SEATTLE - Some Seattle Police officers assigned to patrol the downtown bus tunnel are privately worried that Mayor Mike McGinn's push to get officers to beef up King County deputies is putting their safety at risk.
The mayor offered his officers to King County following the videotaped beating of a teenage girl.
The issue KING 5 News has learned involves the possibility that if there is trouble in the tunnel, officers may not be able to radio for help.
There is a flaw in the radio system - a dead zone where SPD radios cannot hit the repeater towers, a critical step in their transmissions being heard.
King County deputies which until now had exclusive jurisdiction over the transit tunnel use a radio system designed to work underground.
On the other hand, Seattle's police radios were never designed to work in the concrete confines of the tunnel.
In an emergency, the officer could be all alone.
In the wake of the beating, some commuters are concerned.

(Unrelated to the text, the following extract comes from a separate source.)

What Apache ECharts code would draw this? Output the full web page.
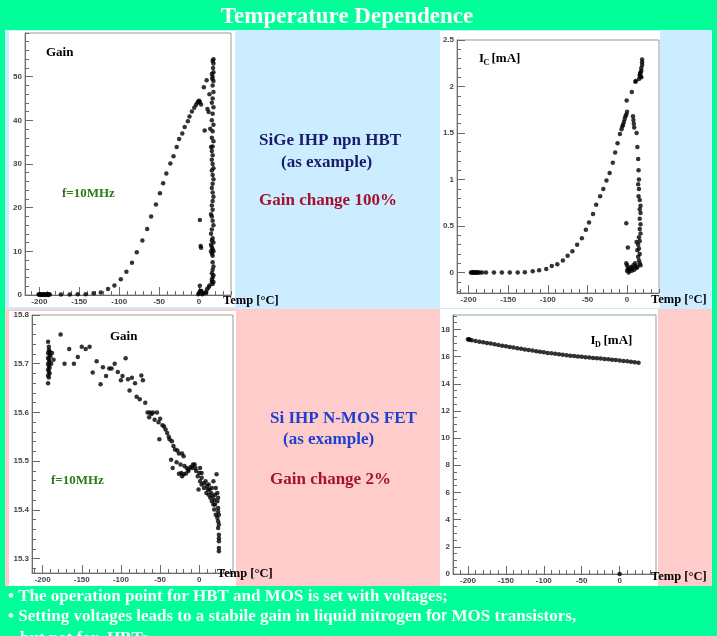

"If they can't call for help, what's the point?" asked one rider waiting for the bus with her two children.
But a department spokesman tells KING 5 News that the highest levels of the department are aware of the situation, that experts ran a communications sweep of the tunnel, and that analysis found a dead spot in the tunnel.
SPD is calling it an "electronic issue" and not just a police radio issue because neither department radios nor civillian cell phones were able to get a signal.
Spokesman Jeff Kappel says the department is "working on it as we speak."